The Kremlin's $3bn Eurobond is in jeopardy after the European Union joined the Unite States in trying to pressurise banks not to participate in the controversial deal, seen as possibly enabling Russia to sidestep the effect of international economic sanctions.
Pressure from the EU is already paying off. Germany's Deutsche Bank won't be sticking its hand in the air to be an organiser of the issue, newswire TASS reported, citing two investment banking sources. France's BNP Paribas is also understood to be standing down from the deal.
A roster of US banks, including Goldman Sachs, Bank of America, Citigroup, JP Morgan and Morgan Stanley are also believed to have withdrawn their names from the syndicate following pressure from the US Treasury. It remains to be seen if Swiss banks UBS and Credit Suisse have the gumption for the deal, along with Italian lenders, whose leaders tend to have close ties to the Kremlin.
"It seems likely now after the US and EU interventions that more Western banks are re-considering whether they really want to lead manage such as deal, against the now fairly clear recommendation of their home governments/regulators," Tim Ash, an emerging markets economist at Nomura International in London, wrote in an e-mailed note.
The EU and US sanctions do not specifically prohibit acquiring Russia's sovereign debt, but proceeds from the placement could potentially be channelled down to sanctioned entities, the Brussels guidance to EU banks reportedly says. "It is clear that they don't want us to take part," one banker told the Financial Times earlier, "We are being discouraged."
Asian oasis dry for Russia
Herman Gref, chief executive of Russia's largest lender Sberbank, told Bloomberg TV on March 15 that Russia may find demand for the deal in China and Asia.
Yet Gref himself already poured cold water on the prospect of Russian firms raising any money in Asia in more considered thoughts back in December 2014.
"Colleagues, you won't see the eastern money," Gref told delegates at a Transport forum. "You should not be waiting for this. Today we see an enormous rivalry for money."
Gref, a former economy minister under President Vladimir Putin, said he had visited a number of "eastern" countries together with the head of the Russian Direct Investment Fund Kirill Dmitriev.
"I want to say that there are no volunteers lining up to invest in this country," Gref said. "Only we are standing in a queue for money."

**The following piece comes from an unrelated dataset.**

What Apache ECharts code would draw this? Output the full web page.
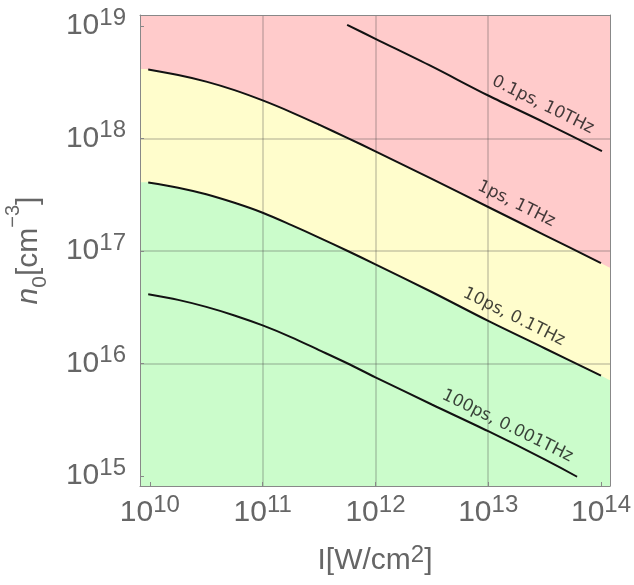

Putin had hoped that Chinese banks would replace Wall Street as the country's key source of funding after financial sanctions were slapped on Russia for annexing Crimea and fomenting war in eastern Ukraine.
Turn the clocks forward to today and it transpires that Chinese banks have a negligible appetite for bailing out the Russian economy. The heads of sanctioned state-controlled lenders VTB and Gazprombank also went cap in hand on roadshows to Asia looking for financing. However, they found that Asian bankers were unwilling or unable to invest, partly out of fear of incurring the wrath of US regulators.
Russia's budget for 2016 provides for the possibility of borrowing on foreign markets up to $3bn.
In early February, the Russian Finance Ministry sent requests to 25 foreign and three national banks to participate in placement of its Eurobonds in 2016.
"Heard through the grapevine that some Western banks might have put in less than competitive bids - trying to keep both Western regulators happy, while also not annoying the Russians and closing off the Russian market from future business," said Nomura's Ash.
"Typically the last Russian sovereign deals paid little/no fees, but this time around the Russians might be willing to leave lots of cash on the table to get big names involved, and to ensure a successful deal, at least from a PR perspective. So it would be a case of 'be careful what you bid for' as you might actually be surprised as being named as a lead manager, with MinFin agreeing to pay lucrative fees to get the deal done," he added.